I will not leave you comfortless: I will come to you. (John 14:18)

Jesus answered and said unto him, If a man love me, he will keep my words: and my Father will love him, and we will come unto him, and make our abode with him. (John 14:23)

"I will come again." "I will come to you." "We will come unto him."

Is this the coming of the Lord to the world?

The passages that declare the coming of the Lord from Heaven, such as Matthew, Chapter 24, I Corinthians, Chapter 15, and the books of I and II Thessalonians, reveal that the Lord Jesus will appear in worldwide glory and destroy Antichrist by the brightness of His glorious appearing.

The fourteenth chapter of the Gospel of John speaks of another coming, the coming of the Lord to the individual believer who keeps the words of Christ. This personal appearing is taught in the Scriptures in addition to the worldwide coming in which every eye shall see Him.

We have not found in the Scriptures the disappearing of the saints in a so-called "rapture" of the Body of Christ prior to the revealing of the man of sin.
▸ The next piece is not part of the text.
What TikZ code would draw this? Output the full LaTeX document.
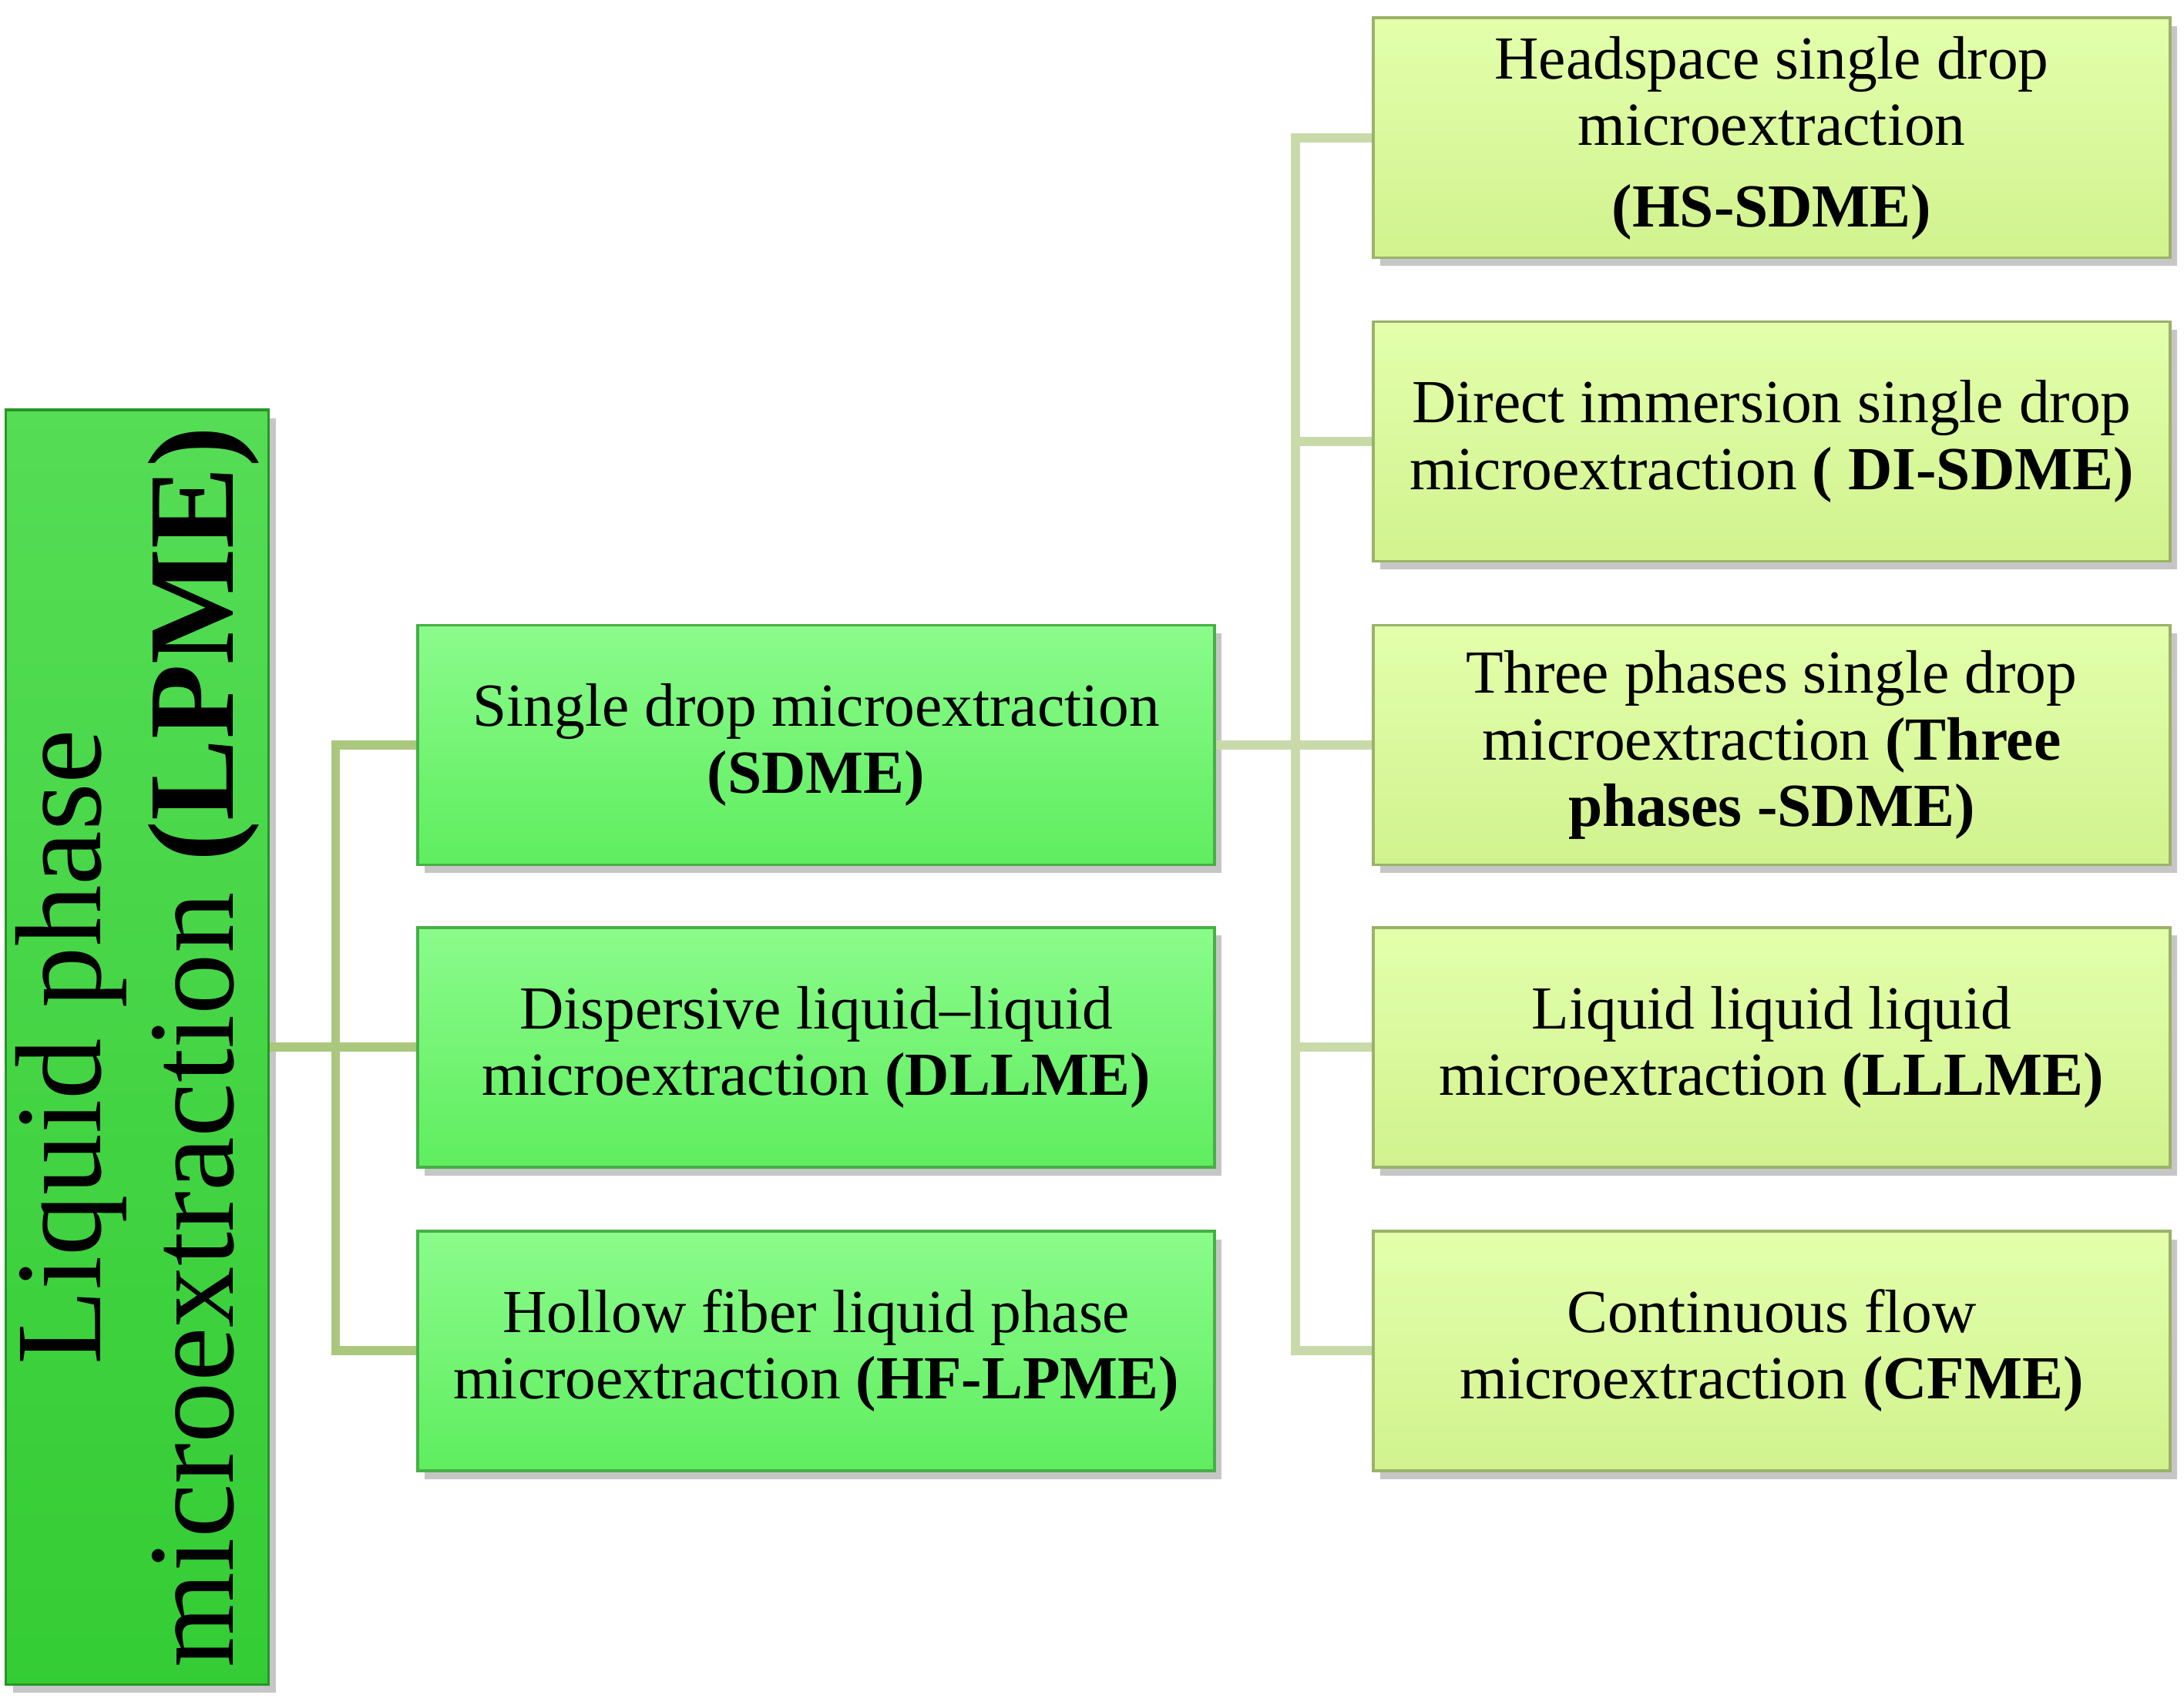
\documentclass[tikz,border=0pt]{standalone}
\usepackage{fontspec}
\setmainfont{Liberation Serif}
\usetikzlibrary{shadows}
\definecolor{rootgreen}{RGB}{55,215,55}
\definecolor{midgreen}{RGB}{100,250,100}
\definecolor{leafgreen}{RGB}{220,255,150}
\definecolor{linkA}{RGB}{170,200,125}
\definecolor{linkB}{RGB}{200,218,170}
\tikzset{
  box/.style={draw=#1!70!black, line width=0.6pt, inner sep=2pt, align=center,
    minimum width=5.72cm, minimum height=1.72cm,
    drop shadow={shadow xshift=0.5mm, shadow yshift=-0.6mm, opacity=0.45},
    font=\fontsize{12.5}{13.6}\selectfont},
  mid/.style={box=midgreen, top color=midgreen!75!white, bottom color=midgreen!95!black},
  leaf/.style={box=leafgreen, top color=leafgreen!80!white, bottom color=leafgreen!95!black},
  linkone/.style={draw=linkA, line width=1.8pt},
  linktwo/.style={draw=linkB, line width=1.8pt}
}
\begin{document}
\begin{tikzpicture}[x=0.01cm,y=-0.01cm]
\useasboundingbox (0,0) rectangle (1568,1224);
\node[box=rootgreen, top color=rootgreen!85!white, bottom color=rootgreen!95!black,
  minimum width=9.15cm, minimum height=1.73cm, rotate=90,
  font=\fontsize{25}{27}\selectfont] (root) at (98.5,752)
  {Liquid phase\\ microextraction \textbf{(LPME)}};
\node[mid] (sdme) at (586,535) {Single drop microextraction\\ \textbf{(SDME)}};
\node[mid] (dllme) at (586,752) {Dispersive liquid–liquid\\ microextraction \textbf{(DLLME)}};
\node[mid] (hf) at (586,970) {Hollow fiber liquid phase\\ microextraction \textbf{(HF-LPME)}};
\node[leaf] (hs) at (1272,99) {Headspace single drop\\ microextraction\\[3pt] \textbf{(HS-SDME)}};
\node[leaf] (di) at (1272,317) {Direct immersion single drop\\ microextraction \textbf{( DI-SDME)}};
\node[leaf] (tp) at (1272,535) {Three phases single drop\\ microextraction \textbf{(Three}\\ \textbf{phases -SDME)}};
\node[leaf] (ll) at (1272,752) {Liquid liquid liquid\\ microextraction \textbf{(LLLME)}};
\node[leaf] (cf) at (1272,970) {Continuous flow\\ microextraction \textbf{(CFME)}};
\coordinate (j1) at (241,752);
\coordinate (j2) at (930,535);
\draw[linkone] (root.south) -- (j1);
\draw[linkone] (sdme.west) -| (j1) |- (hf.west);
\draw[linkone] (j1) -- (dllme.west);
\draw[linktwo] (sdme.east) -- (tp.west);
\draw[linktwo] (hs.west) -| (j2) |- (cf.west);
\draw[linktwo] (j2 |- di.west) -- (di.west);
\draw[linktwo] (j2 |- ll.west) -- (ll.west);
\end{tikzpicture}
\end{document}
Such a premature disappearing and ascension would prevent that which Christ is creating in His Church.

The coming of which John speaks is the coming of the Father and the Son to make Their abode with the believer in fulfillment of the Old Testament feast of Tabernacles (Deuteronomy 16:16).

Christ returned to Heaven in order to prepare a place for us in the Father’s house, that is, in Himself. The Church, the Body of Christ, is destined to be an eternally inseparable part of Him.

Now Christ has come again to us, through the Holy Spirit, in order to conduct personally our preparation as an eternal part of Himself.

Christ is here now in order to receive us to Himself. He stands at the door of our personality and knocks. If we hear His voice and open the door of our heart to Him, He comes into our personality and dines with us on the Life of God, and we dine with Him.

The Scriptures teach the personal coming of the Lord to each faithful disciple in a manner not observable by the world—or even by the lukewarm churches.